Goal
Separate out the lines that hold "matplotlib".

Source material
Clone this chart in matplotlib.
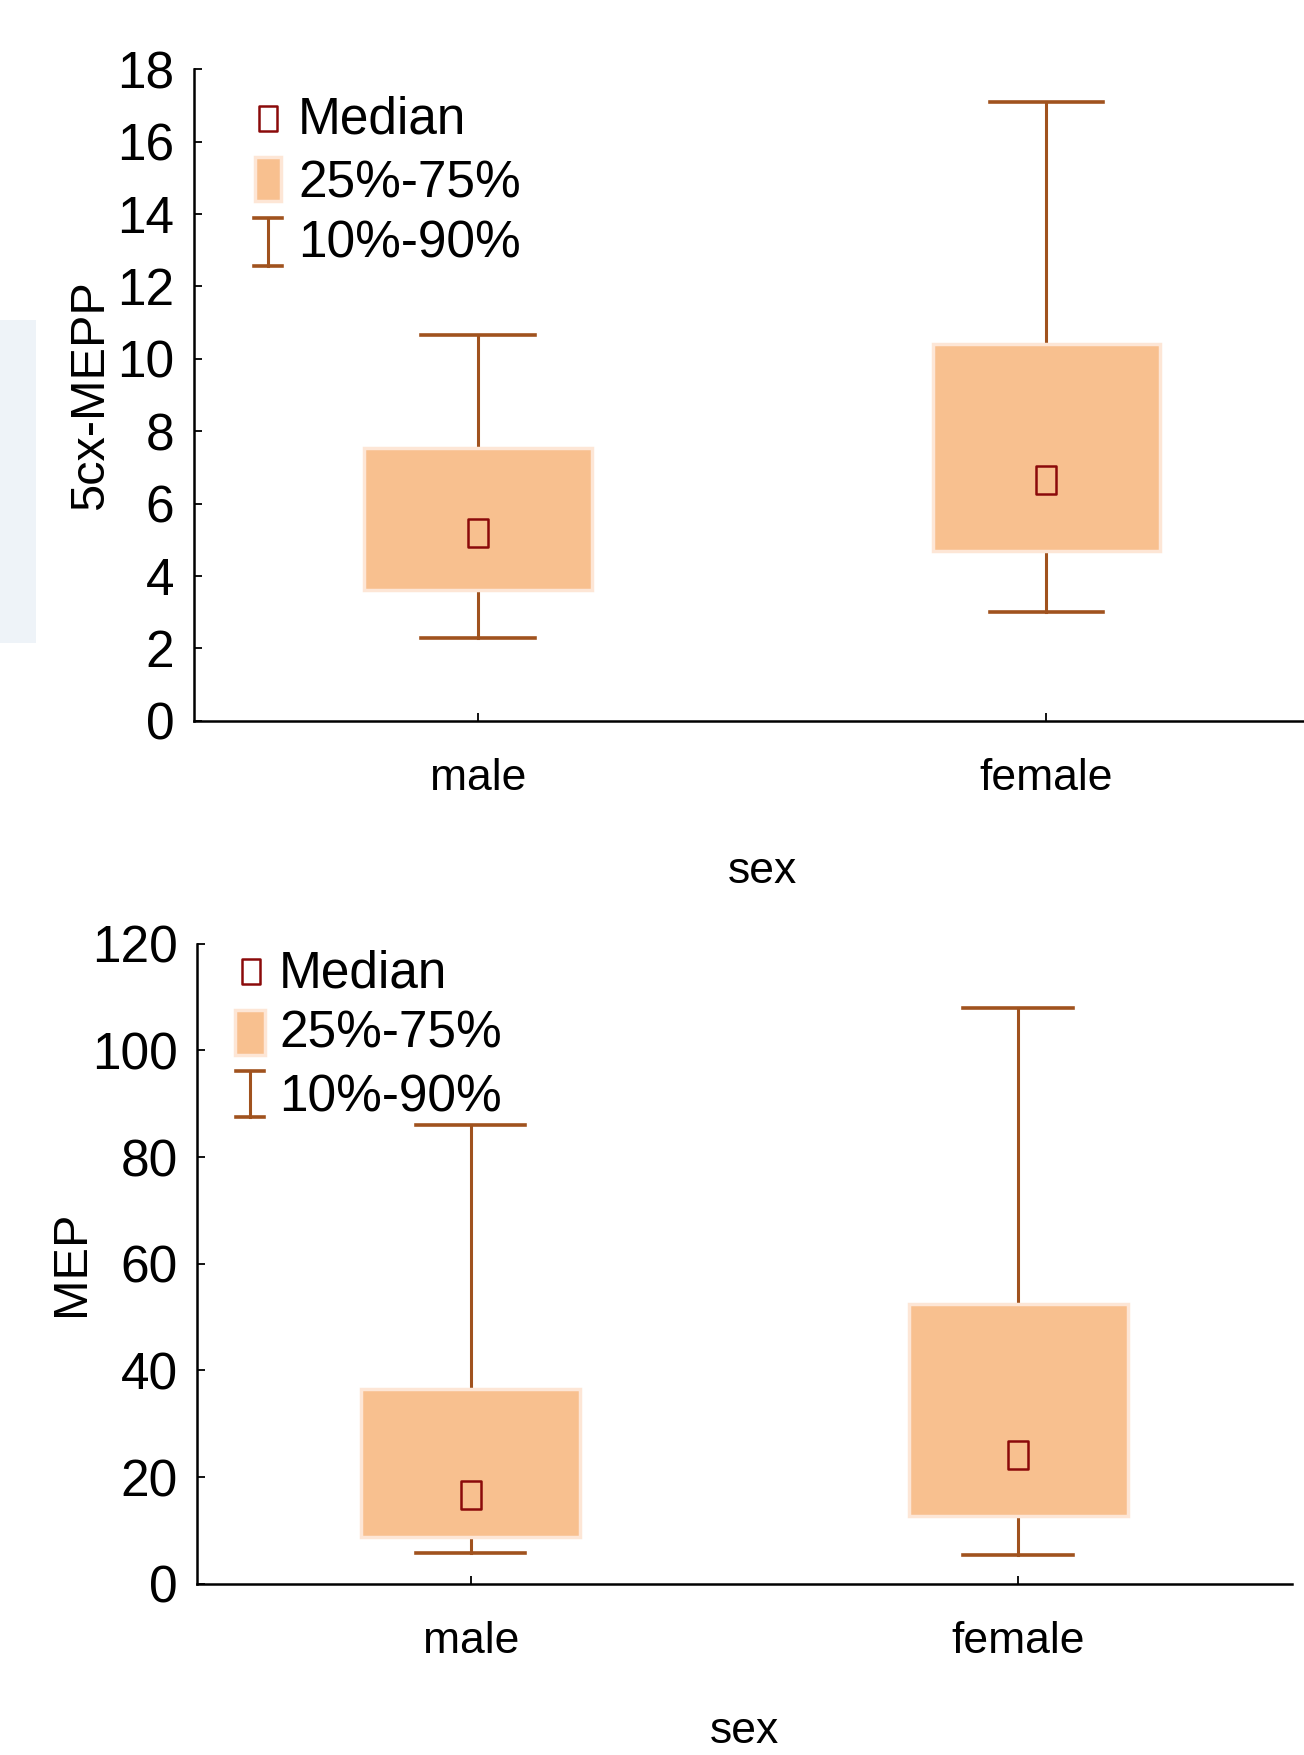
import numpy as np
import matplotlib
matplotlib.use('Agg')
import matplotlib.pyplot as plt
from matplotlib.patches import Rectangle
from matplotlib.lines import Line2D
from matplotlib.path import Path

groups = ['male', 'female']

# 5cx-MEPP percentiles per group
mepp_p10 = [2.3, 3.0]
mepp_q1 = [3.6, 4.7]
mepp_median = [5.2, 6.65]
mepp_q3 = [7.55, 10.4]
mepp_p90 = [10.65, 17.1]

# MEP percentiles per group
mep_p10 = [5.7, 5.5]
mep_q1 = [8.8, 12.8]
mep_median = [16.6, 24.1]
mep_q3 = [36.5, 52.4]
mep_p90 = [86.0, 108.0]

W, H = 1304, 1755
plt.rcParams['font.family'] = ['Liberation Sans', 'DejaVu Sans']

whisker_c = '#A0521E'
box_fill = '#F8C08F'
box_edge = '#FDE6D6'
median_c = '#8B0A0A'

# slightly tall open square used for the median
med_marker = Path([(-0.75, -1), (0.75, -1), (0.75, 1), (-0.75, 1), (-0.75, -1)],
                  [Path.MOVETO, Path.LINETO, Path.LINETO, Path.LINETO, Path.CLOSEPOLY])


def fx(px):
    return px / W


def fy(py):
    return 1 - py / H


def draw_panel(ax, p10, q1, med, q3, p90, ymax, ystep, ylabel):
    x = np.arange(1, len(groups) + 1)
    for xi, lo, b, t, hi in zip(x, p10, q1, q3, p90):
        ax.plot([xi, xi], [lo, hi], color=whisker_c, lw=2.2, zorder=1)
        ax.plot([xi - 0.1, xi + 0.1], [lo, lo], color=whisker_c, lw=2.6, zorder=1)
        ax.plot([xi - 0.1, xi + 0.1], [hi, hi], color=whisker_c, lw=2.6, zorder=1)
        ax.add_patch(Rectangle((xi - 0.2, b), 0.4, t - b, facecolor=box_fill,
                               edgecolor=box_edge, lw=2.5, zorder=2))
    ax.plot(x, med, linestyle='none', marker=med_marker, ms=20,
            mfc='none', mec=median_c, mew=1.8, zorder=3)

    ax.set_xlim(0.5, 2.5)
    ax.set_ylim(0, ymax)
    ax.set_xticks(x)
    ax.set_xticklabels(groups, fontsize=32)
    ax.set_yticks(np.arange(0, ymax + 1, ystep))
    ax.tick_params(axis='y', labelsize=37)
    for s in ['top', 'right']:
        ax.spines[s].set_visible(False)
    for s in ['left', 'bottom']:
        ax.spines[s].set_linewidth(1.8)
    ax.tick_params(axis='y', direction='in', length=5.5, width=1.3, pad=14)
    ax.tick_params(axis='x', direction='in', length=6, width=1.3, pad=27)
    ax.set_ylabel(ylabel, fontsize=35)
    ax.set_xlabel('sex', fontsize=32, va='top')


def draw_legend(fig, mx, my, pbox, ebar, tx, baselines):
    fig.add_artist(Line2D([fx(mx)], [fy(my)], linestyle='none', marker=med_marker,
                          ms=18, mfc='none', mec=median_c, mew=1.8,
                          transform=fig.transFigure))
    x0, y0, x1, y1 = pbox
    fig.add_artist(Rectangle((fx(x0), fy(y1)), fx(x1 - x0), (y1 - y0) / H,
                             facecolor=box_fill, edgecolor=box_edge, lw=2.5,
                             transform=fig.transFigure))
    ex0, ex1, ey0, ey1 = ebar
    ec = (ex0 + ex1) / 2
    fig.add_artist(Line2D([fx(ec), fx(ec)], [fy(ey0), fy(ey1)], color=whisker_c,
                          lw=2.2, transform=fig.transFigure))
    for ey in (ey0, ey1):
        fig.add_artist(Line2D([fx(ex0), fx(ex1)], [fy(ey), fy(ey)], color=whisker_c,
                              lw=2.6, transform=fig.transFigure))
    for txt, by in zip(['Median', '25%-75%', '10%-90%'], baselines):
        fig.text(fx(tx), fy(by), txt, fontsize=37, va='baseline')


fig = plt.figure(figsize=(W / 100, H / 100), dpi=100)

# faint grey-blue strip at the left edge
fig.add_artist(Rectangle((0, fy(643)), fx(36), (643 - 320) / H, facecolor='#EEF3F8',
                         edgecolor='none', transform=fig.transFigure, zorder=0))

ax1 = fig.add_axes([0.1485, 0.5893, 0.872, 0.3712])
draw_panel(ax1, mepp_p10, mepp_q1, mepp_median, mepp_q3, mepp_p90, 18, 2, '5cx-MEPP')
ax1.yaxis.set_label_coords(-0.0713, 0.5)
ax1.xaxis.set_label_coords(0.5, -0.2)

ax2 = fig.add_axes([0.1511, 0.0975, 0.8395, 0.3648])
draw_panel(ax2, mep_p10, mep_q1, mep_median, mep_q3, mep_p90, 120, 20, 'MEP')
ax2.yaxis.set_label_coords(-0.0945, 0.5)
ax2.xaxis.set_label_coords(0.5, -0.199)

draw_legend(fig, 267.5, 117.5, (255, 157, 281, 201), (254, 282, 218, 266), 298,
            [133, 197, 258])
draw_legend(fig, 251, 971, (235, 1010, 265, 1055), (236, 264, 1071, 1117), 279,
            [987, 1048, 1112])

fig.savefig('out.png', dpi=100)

Full response
Clone this chart in matplotlib.
import matplotlib
matplotlib.use('Agg')
import matplotlib.pyplot as plt
from matplotlib.patches import Rectangle
from matplotlib.lines import Line2D
from matplotlib.path import Path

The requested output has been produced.